= Queer Gulabi Pride Jaipur =

LGBT event in Jaipur, India

Queer Gulabi Pride Jaipur is an annual LGBT pride walk held in Jaipur, Rajasthan. It was first organized in March 2015 by Nai Bhor Sanstha, a community-based organization that has been advocating for LGBT rights and development for over 15 years.

== History ==

=== 2015 ===
The first Queer Gulabi Pride was held on 1 March 2015, organized by Nai Bhor Sanstha. The walk began at Chomu House Circle at 4:00 PM and ended at Statue Circle, covering a distance of approximately one kilometre. The inaugural pride walk saw around 100 participants marching in support of LGBT rights.

This march served as a call to action, urging both the Union and state governments to amend laws that would allow transgender individuals to access welfare schemes, such as the Mahatma Gandhi National Rural Employment Guarantee Scheme (MGNREGA).

Following the April 2014 Supreme Court ruling on transgender rights, the community marched to highlight concerns over the lack of legal protections and social inclusion for transgender individuals.

=== 2016 ===
The second Queer Gulabi Pride was held on 3 April 2016 and was organized by Nai Bhor Sanstha.

Approximately 150 to 200 people participated in the march.
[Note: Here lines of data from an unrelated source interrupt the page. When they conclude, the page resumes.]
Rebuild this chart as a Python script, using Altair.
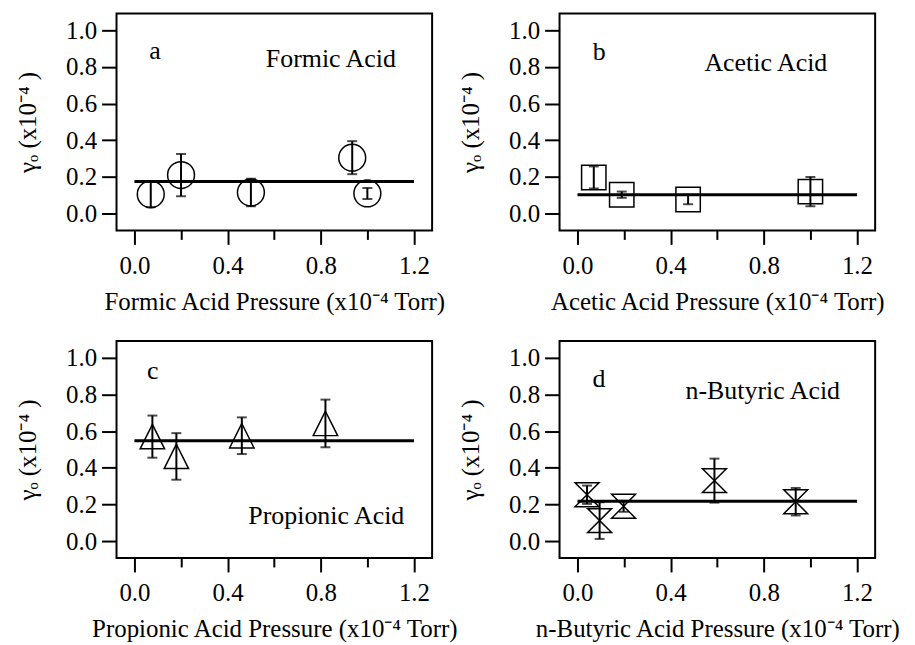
import altair as alt
import pandas as pd

FONT = "Liberation Serif"

# ---- data ----
formic_x = [0.07, 0.20, 0.50, 0.935, 1.00]
formic_y = [0.105, 0.21, 0.115, 0.305, 0.11]
formic_err = [0.07, 0.115, 0.075, 0.09, 0.03]
formic_fit = 0.175

acetic_x = [0.07, 0.19, 0.475, 1.00]
acetic_y = [0.197, 0.103, 0.077, 0.12]
acetic_err = [0.06, 0.017, 0.026, 0.08]
acetic_fit = 0.103

propionic_x = [0.077, 0.18, 0.461, 0.82]
propionic_y = [0.57, 0.462, 0.575, 0.642]
propionic_err = [0.115, 0.127, 0.10, 0.13]
propionic_fit = 0.547

butyric_x = [0.041, 0.095, 0.198, 0.588, 0.937]
butyric_y = [0.253, 0.112, 0.19, 0.33, 0.215]
butyric_err = [0.05, 0.10, 0.03, 0.12, 0.075]
butyric_fit = 0.218

fit_x = [0.0, 1.2]

x_ticks = [0.0, 0.2, 0.4, 0.6, 0.8, 1.0, 1.2]
y_ticks = [0.0, 0.2, 0.4, 0.6, 0.8, 1.0]
x_domain = [-0.077, 1.278]
y_domain = [-0.092, 1.092]

# annotation text: (name, letter, letter_x, letter_y, name_x, name_y, ...)
panels = [
    ("Formic Acid", "a", 0.064, 0.844, 0.564, 0.80, formic_x, formic_y, formic_err, formic_fit, "circle", 729),
    ("Acetic Acid", "b", 0.066, 0.84, 0.545, 0.78, acetic_x, acetic_y, acetic_err, acetic_fit, "square", 600),
    ("Propionic Acid", "c", 0.054, 0.884, 0.489, 0.096, propionic_x, propionic_y, propionic_err, propionic_fit,
     "M0,-1L1,1L-1,1Z", 600),
    ("n-Butyric Acid", "d", 0.064, 0.84, 0.464, 0.776, butyric_x, butyric_y, butyric_err, butyric_fit,
     "M-1,-1L1,-1L-1,1L1,1Z", 576),
]

W, H = 317, 218


def make_panel(name, letter, lx, ly, nx, ny, xs, ys, errs, fit, shape, size):
    df = pd.DataFrame({
        "x": xs, "y": ys,
        "lo": [y - e for y, e in zip(ys, errs)],
        "hi": [y + e for y, e in zip(ys, errs)],
    })
    fit_df = pd.DataFrame({"x": fit_x, "y": [fit, fit]})
    ann_df = pd.DataFrame({"x": [lx, nx], "y": [ly, ny], "t": [letter, name]})

    xscale = alt.Scale(domain=x_domain, nice=False, zero=False)
    yscale = alt.Scale(domain=y_domain, nice=False, zero=False)
    xaxis = alt.Axis(
        values=x_ticks,
        title=f"{name} Pressure (x10\u207b\u2074 Torr)",
        labelExpr="round(datum.value*10) % 4 == 0 ? format(datum.value, '.1f') : ''",
        tickSize={"condition": {"test": "round(datum.value*10) % 4 == 0", "value": 14}, "value": 9},
        labelPadding=9,
        titlePadding=11,
        labelFlush=False,
        labelOverlap=False,
    )
    yaxis = alt.Axis(
        values=y_ticks,
        format=".1f",
        title="\u03b3\u2092 (x10\u207b\u2074 )",
        tickSize=15,
        labelPadding=5,
        titlePadding=25,
        labelFlush=False,
        labelOverlap=False,
    )

    def X(f):
        return alt.X(f, type="quantitative", scale=xscale, axis=xaxis)

    def Y(f):
        return alt.Y(f, type="quantitative", scale=yscale, axis=yaxis)

    base = alt.Chart(df)
    rule = base.mark_rule(color="black", strokeWidth=2).encode(x=X("x"), y=Y("lo"), y2="hi")
    tlo = base.mark_tick(color="black", orient="horizontal", size=10, thickness=2).encode(x=X("x"), y=Y("lo"))
    thi = base.mark_tick(color="black", orient="horizontal", size=10, thickness=2).encode(x=X("x"), y=Y("hi"))
    pts = base.mark_point(shape=shape, size=size, filled=False, color="black", strokeWidth=1.5, opacity=1).encode(
        x=X("x"), y=Y("y"))
    line = alt.Chart(fit_df).mark_line(color="black", strokeWidth=3).encode(x=X("x"), y=Y("y"))
    txt = alt.Chart(ann_df).mark_text(align="left", baseline="alphabetic", font=FONT, fontSize=26,
                                      color="black").encode(x=X("x"), y=Y("y"), text="t:N")
    return alt.layer(rule, tlo, thi, pts, line, txt).properties(width=W, height=H)


charts = [make_panel(*p) for p in panels]

chart = alt.concat(*charts, columns=2, spacing={"row": 111, "column": 128}, bounds="flush").properties(
    padding={"left": 6, "top": 3, "right": 5, "bottom": 5},
    background="white",
).configure_view(
    stroke="black", strokeWidth=2
).configure_axis(
    domain=False, grid=False, tickColor="black", tickWidth=2,
    labelFont=FONT, labelFontSize=25, labelColor="black",
    titleFont=FONT, titleFontSize=25, titleFontWeight="normal", titleColor="black",
)

chart.save("out.html", embed_options={"renderer": "svg", "actions": False})
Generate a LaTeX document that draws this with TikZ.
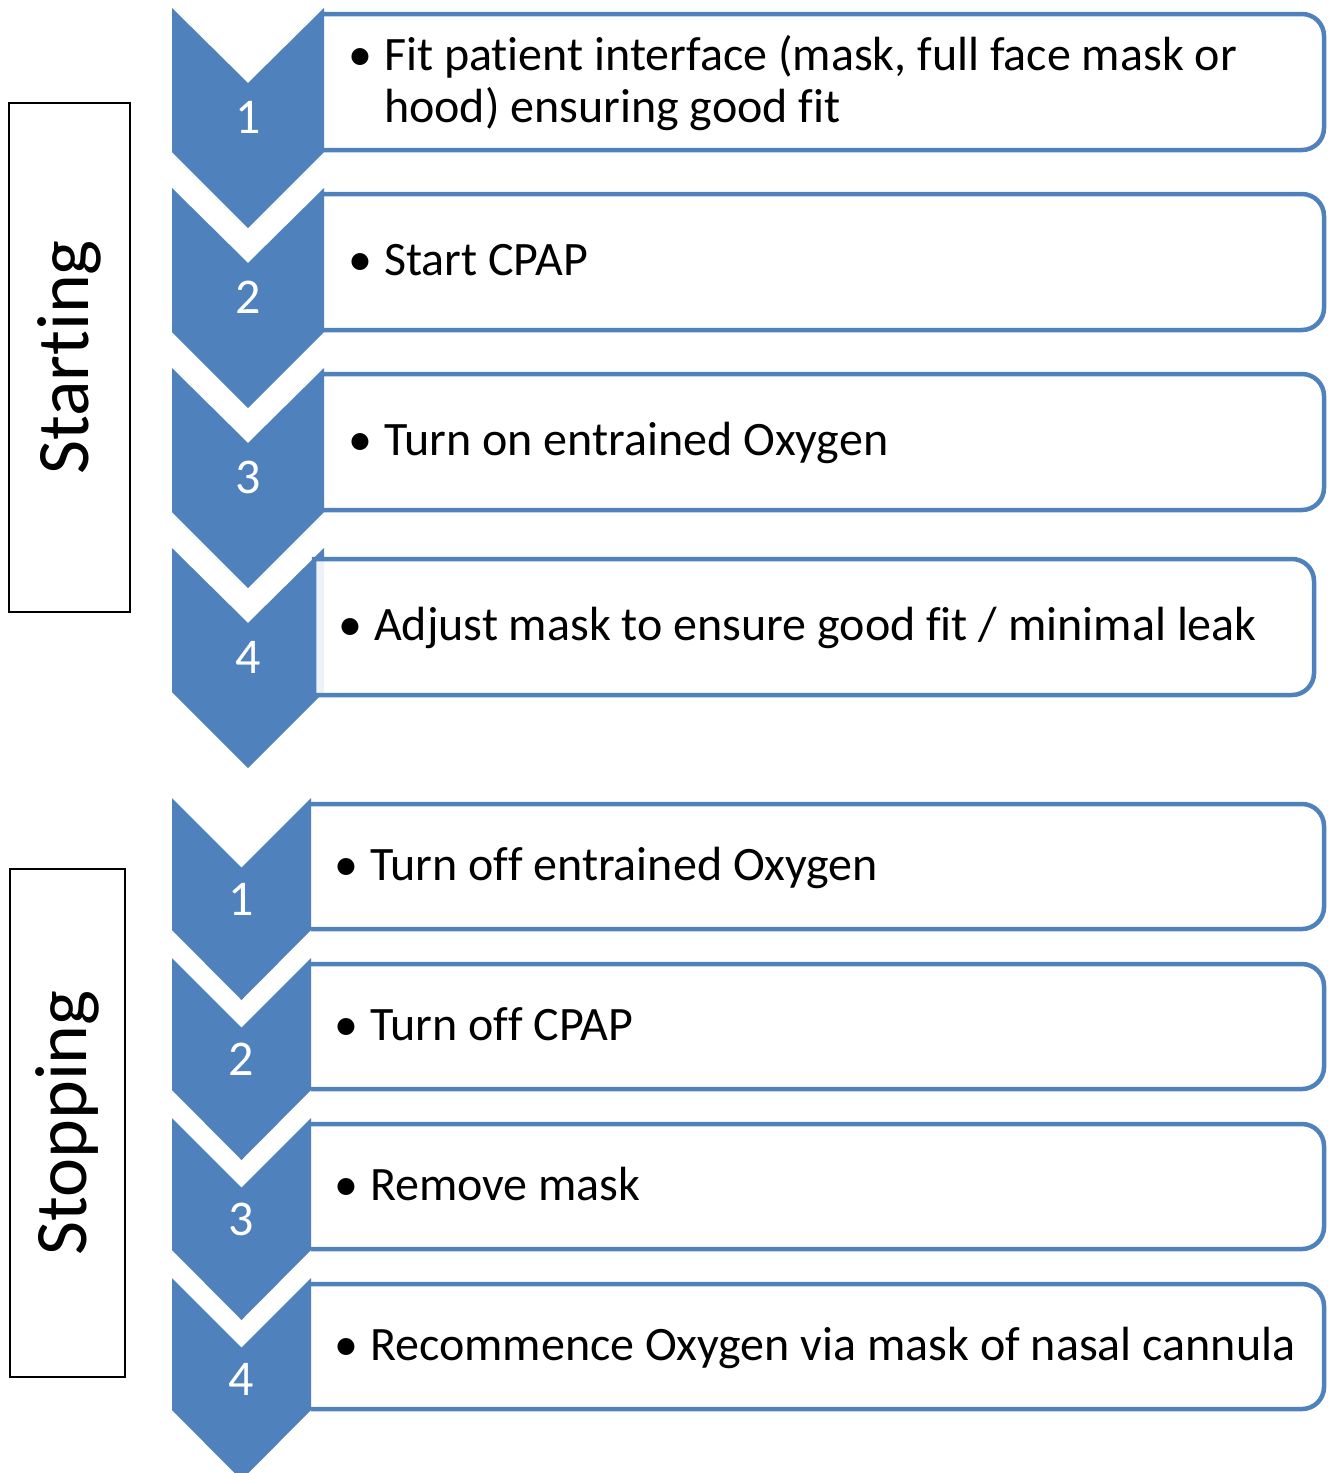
\documentclass[tikz,border=0pt]{standalone}
\usepackage{fontspec}
\setmainfont{Carlito}[Ligatures=NoCommon]
\usepackage{xcolor}
\usepackage{tikz}
\usetikzlibrary{positioning}
\definecolor{chevblue}{HTML}{4F81BD}

\begin{document}
\begin{tikzpicture}[
    x=1pt, y=1pt,
    chevron/.style={fill=chevblue},
    stepbox/.style={draw=chevblue, line width=4.5pt, fill=white},
    stepnum/.style={text=white, inner sep=0pt, font=\fontsize{50}{60}\selectfont},
    item/.style={anchor=base west, inner sep=0pt, align=left, font=\fontsize{48}{52}\selectfont},
    phase/.style={draw, line width=2pt, rotate=90, inner sep=0pt, font=\fontsize{74}{88}\selectfont}
]
\useasboundingbox (0,0) rectangle (1328,-1473);

\node[phase, minimum width=509pt, minimum height=121pt] (starting) at (69.5,-357.5) {Starting};
\node[phase, minimum width=508pt, minimum height=115pt] (stopping) at (67.5,-1123) {Stopping};

\draw[stepbox] (324,-14) -- (1302,-14) arc[start angle=90, end angle=0, radius=22] -- (1324,-128) arc[start angle=0, end angle=-90, radius=22] -- (324,-150);
\draw[stepbox] (324,-194) -- (1302,-194) arc[start angle=90, end angle=0, radius=22] -- (1324,-308) arc[start angle=0, end angle=-90, radius=22] -- (324,-330);
\draw[stepbox] (324,-374) -- (1302,-374) arc[start angle=90, end angle=0, radius=22] -- (1324,-488) arc[start angle=0, end angle=-90, radius=22] -- (324,-510);

\fill[chevron] (172,-8) -- ++(76,-75) -- ++(76,75) -- ++(0,-144) -- ++(-76,-76) -- ++(-76,76) -- cycle;
\fill[chevron] (172,-188) -- ++(76,-75) -- ++(76,75) -- ++(0,-144) -- ++(-76,-76) -- ++(-76,76) -- cycle;
\fill[chevron] (172,-368) -- ++(76,-75) -- ++(76,75) -- ++(0,-144) -- ++(-76,-76) -- ++(-76,76) -- cycle;
\fill[chevron] (172,-548) -- ++(76,-75) -- ++(76,75) -- ++(0,-144) -- ++(-76,-76) -- ++(-76,76) -- cycle;

\draw[stepbox, fill opacity=0.9] (314,-559) -- (1292,-559) arc[start angle=90, end angle=0, radius=22] -- (1314,-673) arc[start angle=0, end angle=-90, radius=22] -- (314,-695) -- cycle;

\draw[stepbox] (311,-804) -- (1302,-804) arc[start angle=90, end angle=0, radius=22] -- (1324,-907) arc[start angle=0, end angle=-90, radius=22] -- (311,-929);
\draw[stepbox] (311,-964) -- (1302,-964) arc[start angle=90, end angle=0, radius=22] -- (1324,-1067) arc[start angle=0, end angle=-90, radius=22] -- (311,-1089);
\draw[stepbox] (311,-1124) -- (1302,-1124) arc[start angle=90, end angle=0, radius=22] -- (1324,-1227) arc[start angle=0, end angle=-90, radius=22] -- (311,-1249);
\draw[stepbox] (311,-1284) -- (1302,-1284) arc[start angle=90, end angle=0, radius=22] -- (1324,-1387) arc[start angle=0, end angle=-90, radius=22] -- (311,-1409);

\fill[chevron] (172,-798) -- ++(69.5,-69.5) -- ++(69.5,69.5) -- ++(0,-132) -- ++(-69.5,-70) -- ++(-69.5,70) -- cycle;
\fill[chevron] (172,-958) -- ++(69.5,-69.5) -- ++(69.5,69.5) -- ++(0,-132) -- ++(-69.5,-70) -- ++(-69.5,70) -- cycle;
\fill[chevron] (172,-1118) -- ++(69.5,-69.5) -- ++(69.5,69.5) -- ++(0,-132) -- ++(-69.5,-70) -- ++(-69.5,70) -- cycle;
\fill[chevron] (172,-1278) -- ++(69.5,-69.5) -- ++(69.5,69.5) -- ++(0,-132) -- ++(-69.5,-70) -- ++(-69.5,70) -- cycle;

\node[stepnum] (start1) at (248,-117.5) {1};
\node[stepnum] (start2) at (248,-297.5) {2};
\node[stepnum] (start3) at (248,-477.5) {3};
\node[stepnum] (start4) at (248,-657.5) {4};
\node[stepnum] (stop1) at (241.5,-899) {1};
\node[stepnum] (stop2) at (241.5,-1059) {2};
\node[stepnum] (stop3) at (241.5,-1219) {3};
\node[stepnum] (stop4) at (241.5,-1379) {4};

\node[item] (fit) at (348,-70) {\begin{tabular}[t]{@{}l@{\hspace{12pt}}l@{}}\textbullet & Fit patient interface (mask, full face mask or\\ & hood) ensuring good fit\end{tabular}};
\node[item] (cpap) at (348,-275.5) {\textbullet\hspace{12pt}Start CPAP};
\node[item] (oxyon) at (348,-455.5) {\textbullet\hspace{12pt}Turn on entrained Oxygen};
\node[item] (adjust) at (338,-640.5) {\textbullet\hspace{12pt}Adjust mask to ensure good fit / minimal leak};
\node[item] (oxyoff) at (334,-880) {\textbullet\hspace{12pt}Turn off entrained Oxygen};
\node[item] (cpapoff) at (334,-1040) {\textbullet\hspace{12pt}Turn off CPAP};
\node[item] (mask) at (334,-1200) {\textbullet\hspace{12pt}Remove mask};
\node[item] (nasal) at (334,-1360) {\textbullet\hspace{12pt}Recommence Oxygen via mask of nasal cannula};

\end{tikzpicture}
\end{document}
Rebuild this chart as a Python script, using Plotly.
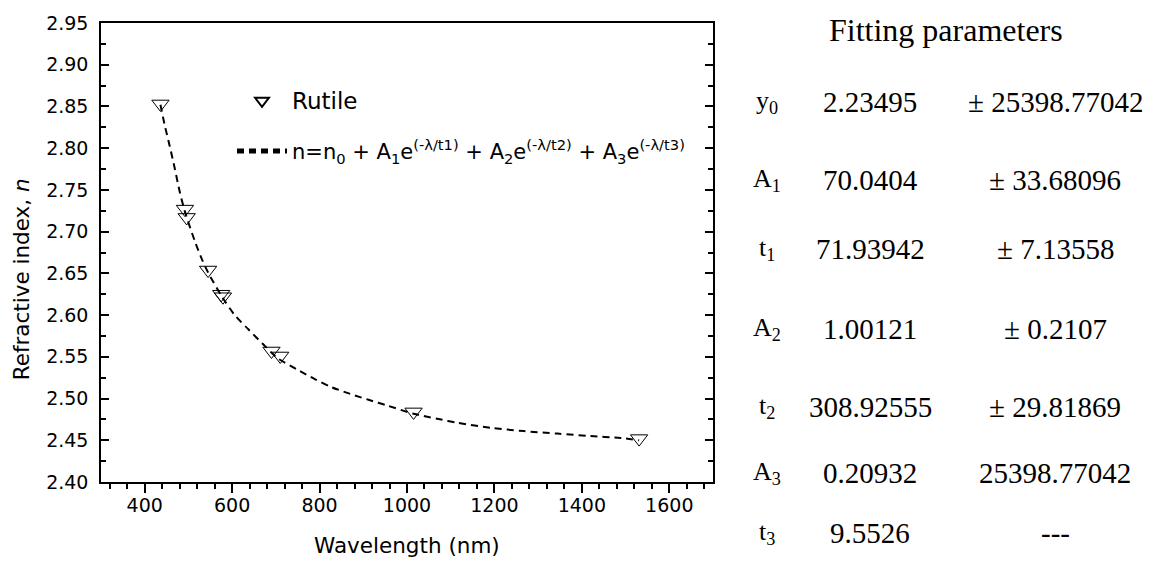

The parade route extended from Chomu House Circle to Shaheed Smarak.

=== 2017 ===
The third Queer Gulabi Pride, organized by Nai Bhor Sanstha, was held on 5 March 2017. The walk began at 3:00 PM, following a route from Shaheed Smarak to Albert Hall, passing through MI Road, Panch Bhatti, Ajmeri Gate, New Gate, and Ram Niwas Bagh.

=== 2024 ===
The 2024 Queer Gulabi Pride march was held on 28 January 2024, following a route from the Jaipur Police Commissionerate to Albert Hall.